> DIRECTIVE: Report how many lines contain "this". Give the number and nothing else.
== DATA PROVIDED ==
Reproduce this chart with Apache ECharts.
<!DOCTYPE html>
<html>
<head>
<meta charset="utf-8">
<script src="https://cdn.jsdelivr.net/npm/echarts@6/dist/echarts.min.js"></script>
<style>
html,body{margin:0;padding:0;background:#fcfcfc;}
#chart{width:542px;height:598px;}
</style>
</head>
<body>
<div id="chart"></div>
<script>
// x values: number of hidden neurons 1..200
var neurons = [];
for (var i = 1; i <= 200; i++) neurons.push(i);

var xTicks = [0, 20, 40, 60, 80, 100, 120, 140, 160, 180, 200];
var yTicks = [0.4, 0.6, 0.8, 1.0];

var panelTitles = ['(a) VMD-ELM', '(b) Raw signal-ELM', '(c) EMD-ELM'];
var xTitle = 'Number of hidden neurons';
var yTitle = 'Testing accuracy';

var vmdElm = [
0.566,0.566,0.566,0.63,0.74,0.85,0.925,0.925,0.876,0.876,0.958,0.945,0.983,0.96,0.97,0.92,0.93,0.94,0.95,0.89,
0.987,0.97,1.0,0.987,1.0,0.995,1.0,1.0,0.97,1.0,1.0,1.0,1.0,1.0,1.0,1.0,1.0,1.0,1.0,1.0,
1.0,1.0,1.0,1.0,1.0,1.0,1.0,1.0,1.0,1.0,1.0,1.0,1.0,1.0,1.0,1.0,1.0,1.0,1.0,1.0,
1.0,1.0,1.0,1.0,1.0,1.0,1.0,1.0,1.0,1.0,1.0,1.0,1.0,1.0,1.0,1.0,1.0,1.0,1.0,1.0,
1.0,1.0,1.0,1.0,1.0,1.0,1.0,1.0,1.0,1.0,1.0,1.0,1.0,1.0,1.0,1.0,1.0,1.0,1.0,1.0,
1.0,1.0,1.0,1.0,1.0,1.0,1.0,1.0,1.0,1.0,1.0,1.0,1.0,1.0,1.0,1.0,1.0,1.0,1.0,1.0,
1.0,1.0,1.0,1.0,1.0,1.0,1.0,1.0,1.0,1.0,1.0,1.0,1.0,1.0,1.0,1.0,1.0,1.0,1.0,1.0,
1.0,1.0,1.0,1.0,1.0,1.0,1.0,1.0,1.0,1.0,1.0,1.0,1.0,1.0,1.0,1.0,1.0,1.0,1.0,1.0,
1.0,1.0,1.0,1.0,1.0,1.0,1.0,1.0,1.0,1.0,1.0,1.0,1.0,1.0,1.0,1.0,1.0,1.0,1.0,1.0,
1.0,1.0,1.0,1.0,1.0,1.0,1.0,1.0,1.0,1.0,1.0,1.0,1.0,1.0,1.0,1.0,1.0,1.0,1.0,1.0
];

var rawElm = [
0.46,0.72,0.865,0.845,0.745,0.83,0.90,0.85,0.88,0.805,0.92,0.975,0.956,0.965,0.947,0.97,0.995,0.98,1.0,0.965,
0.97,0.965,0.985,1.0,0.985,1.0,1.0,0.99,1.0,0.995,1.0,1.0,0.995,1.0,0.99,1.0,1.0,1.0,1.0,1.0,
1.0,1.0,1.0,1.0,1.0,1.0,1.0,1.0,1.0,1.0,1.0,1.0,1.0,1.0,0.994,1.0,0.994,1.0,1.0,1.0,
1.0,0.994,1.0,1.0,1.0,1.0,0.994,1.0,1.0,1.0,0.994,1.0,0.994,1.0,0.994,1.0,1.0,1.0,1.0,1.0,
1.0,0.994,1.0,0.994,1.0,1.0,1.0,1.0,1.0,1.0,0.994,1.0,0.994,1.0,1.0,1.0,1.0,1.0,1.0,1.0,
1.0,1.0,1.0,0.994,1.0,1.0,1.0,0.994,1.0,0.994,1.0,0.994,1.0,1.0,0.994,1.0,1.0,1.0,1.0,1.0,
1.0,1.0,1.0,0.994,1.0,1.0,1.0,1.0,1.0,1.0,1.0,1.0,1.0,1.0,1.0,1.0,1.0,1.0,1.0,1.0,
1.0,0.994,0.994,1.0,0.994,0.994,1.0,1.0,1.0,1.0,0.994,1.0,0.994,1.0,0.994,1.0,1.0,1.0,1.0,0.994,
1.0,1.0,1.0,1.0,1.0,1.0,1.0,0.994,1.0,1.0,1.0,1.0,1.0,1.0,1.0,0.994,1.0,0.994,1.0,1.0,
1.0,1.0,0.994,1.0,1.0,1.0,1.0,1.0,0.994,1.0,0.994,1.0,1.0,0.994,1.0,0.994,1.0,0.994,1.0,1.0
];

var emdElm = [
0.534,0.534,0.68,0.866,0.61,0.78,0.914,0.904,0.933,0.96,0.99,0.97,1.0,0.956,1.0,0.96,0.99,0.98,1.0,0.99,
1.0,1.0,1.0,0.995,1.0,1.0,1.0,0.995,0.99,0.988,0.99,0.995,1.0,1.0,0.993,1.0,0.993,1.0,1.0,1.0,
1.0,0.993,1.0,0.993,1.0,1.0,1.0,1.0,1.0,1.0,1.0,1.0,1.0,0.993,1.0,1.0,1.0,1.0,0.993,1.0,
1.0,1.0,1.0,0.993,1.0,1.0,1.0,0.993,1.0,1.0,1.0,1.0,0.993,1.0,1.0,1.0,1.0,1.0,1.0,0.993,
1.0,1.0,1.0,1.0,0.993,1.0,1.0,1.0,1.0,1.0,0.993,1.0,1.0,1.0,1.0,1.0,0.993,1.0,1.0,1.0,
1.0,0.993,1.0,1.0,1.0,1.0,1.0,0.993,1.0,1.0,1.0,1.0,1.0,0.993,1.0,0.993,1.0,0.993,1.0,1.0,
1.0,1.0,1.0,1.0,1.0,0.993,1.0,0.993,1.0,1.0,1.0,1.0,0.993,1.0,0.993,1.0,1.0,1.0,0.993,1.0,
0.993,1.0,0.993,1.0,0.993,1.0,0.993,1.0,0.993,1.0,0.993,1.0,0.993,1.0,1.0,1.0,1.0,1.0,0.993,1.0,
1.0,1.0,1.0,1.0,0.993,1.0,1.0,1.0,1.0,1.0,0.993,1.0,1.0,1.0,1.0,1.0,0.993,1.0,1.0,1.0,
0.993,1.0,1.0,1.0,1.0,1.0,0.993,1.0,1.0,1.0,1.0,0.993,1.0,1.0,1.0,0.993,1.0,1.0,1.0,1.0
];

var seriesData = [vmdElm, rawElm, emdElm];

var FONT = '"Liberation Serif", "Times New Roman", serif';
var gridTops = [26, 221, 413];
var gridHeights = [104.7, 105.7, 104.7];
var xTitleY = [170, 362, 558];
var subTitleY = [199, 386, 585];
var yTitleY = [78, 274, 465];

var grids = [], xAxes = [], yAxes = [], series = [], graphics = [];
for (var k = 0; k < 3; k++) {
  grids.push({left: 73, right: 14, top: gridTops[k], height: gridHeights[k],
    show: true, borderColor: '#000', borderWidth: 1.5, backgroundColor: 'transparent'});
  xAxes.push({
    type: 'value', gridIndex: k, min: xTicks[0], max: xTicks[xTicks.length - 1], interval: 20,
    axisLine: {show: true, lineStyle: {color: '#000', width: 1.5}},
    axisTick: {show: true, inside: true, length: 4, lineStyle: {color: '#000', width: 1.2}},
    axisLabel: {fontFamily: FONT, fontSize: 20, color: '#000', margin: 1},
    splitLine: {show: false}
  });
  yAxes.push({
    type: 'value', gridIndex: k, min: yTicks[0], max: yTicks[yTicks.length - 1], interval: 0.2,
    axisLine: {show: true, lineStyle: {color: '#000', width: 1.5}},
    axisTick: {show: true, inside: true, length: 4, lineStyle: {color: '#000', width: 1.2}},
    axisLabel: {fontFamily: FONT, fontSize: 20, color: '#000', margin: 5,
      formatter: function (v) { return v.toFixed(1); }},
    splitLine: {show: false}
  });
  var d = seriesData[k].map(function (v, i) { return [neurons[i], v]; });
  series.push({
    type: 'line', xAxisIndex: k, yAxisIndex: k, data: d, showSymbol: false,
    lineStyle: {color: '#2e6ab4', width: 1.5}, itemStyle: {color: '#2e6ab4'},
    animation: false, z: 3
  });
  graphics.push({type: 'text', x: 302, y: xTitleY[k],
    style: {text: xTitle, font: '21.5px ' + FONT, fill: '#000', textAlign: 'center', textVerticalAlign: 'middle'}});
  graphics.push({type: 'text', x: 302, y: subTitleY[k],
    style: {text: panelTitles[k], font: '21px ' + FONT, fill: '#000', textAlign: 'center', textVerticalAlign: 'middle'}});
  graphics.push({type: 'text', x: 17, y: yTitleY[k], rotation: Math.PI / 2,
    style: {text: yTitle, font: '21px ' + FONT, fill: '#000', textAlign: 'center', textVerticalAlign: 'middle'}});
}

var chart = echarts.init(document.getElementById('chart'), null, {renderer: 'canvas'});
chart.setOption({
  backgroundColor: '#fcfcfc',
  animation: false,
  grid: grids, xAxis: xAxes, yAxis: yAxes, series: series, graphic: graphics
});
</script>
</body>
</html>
===
== DATA PROVIDED ==
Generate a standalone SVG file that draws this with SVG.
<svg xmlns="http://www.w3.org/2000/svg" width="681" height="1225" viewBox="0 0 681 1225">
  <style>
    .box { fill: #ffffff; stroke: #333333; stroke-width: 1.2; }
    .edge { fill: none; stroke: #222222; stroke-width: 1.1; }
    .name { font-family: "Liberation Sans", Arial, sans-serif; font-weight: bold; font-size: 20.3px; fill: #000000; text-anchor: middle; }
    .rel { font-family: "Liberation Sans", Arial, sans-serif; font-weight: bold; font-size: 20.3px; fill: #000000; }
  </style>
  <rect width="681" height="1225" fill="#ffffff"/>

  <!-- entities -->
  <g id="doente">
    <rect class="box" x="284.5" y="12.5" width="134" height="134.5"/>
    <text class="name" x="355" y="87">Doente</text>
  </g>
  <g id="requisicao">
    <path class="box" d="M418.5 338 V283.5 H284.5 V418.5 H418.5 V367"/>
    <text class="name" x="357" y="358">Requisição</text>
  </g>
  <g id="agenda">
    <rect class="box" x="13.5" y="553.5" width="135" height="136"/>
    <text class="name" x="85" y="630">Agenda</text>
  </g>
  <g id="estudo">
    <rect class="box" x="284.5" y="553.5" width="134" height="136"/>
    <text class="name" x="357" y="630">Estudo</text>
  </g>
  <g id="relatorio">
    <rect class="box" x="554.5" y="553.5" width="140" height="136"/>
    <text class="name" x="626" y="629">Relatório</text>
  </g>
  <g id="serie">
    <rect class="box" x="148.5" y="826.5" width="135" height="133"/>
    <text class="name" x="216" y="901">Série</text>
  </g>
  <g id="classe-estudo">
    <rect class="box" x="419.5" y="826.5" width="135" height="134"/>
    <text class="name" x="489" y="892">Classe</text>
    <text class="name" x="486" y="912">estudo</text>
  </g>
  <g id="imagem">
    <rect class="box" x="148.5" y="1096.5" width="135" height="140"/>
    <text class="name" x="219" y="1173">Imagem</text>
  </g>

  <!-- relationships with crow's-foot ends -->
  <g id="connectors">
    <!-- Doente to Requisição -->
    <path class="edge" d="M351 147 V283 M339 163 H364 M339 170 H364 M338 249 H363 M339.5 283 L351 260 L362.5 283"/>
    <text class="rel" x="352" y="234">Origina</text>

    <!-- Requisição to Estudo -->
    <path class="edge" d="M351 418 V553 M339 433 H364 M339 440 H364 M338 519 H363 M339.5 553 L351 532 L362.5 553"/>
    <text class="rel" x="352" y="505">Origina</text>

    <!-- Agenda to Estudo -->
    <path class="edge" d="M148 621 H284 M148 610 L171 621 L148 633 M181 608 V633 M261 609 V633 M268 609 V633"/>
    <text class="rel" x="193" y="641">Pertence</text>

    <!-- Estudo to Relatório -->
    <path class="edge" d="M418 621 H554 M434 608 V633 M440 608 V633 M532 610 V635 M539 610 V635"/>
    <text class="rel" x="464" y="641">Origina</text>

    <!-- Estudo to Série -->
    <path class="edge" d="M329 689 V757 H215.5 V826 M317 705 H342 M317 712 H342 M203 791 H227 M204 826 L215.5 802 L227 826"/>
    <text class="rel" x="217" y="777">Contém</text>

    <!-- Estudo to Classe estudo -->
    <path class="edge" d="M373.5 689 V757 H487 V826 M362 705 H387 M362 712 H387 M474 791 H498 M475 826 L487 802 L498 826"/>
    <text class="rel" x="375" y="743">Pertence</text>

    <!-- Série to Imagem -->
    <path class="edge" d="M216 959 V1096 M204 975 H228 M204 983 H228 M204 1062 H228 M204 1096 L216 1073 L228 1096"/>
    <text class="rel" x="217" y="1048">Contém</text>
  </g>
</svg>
===
> COMPLETE OUTPUT: 2